Frightened dogs on the highway are evasive and nabbing them is a challenge. In some cases, DPS and ADOT will temporarily block traffic to ensure their safety and make it easier to collar the dog or coax it into a vehicle or off the freeway.

It’s a helpless feeling watching dogs on the freeway from a vehicle or on ADOT’s camera, but in many cases authorities are able to save the animals and get them back to their owners. We have witnessed many rescues, from dachshunds to ducklings.

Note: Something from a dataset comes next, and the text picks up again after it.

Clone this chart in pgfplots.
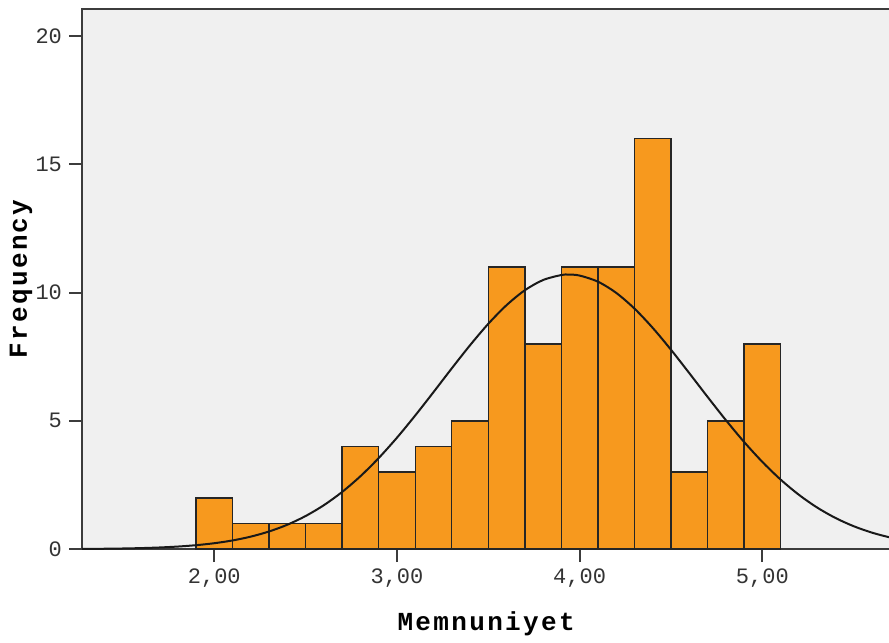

Pet owners, keep these additional safety and health tips in mind:

  • Bring pets indoors when they’re likely to be frightened and escape the yard, such as during thunderstorms or fireworks events. ADOT maintenance crews in Maricopa County see calls about deceased dogs on the freeways sharply increase after the Fourth of July and New Year’s Eve.
  • If you cannot bring your pets indoors, be sure your yard is secure, your fence or wall is tall enough, and pets have access to all-day shelter and water.
  • Secure pets inside your vehicle while driving. Dogs and cats can jump or fall onto the roadway through open windows or truck beds. Pets who roam freely inside the vehicle can distract your driving and be injured or killed if you stop quickly or are involved in even a minor collision.
  • Tired of your dog or cat going into “heat” and straying from home? Call your veterinarian or the Spay/Neuter Hotline for info about low-cost services statewide.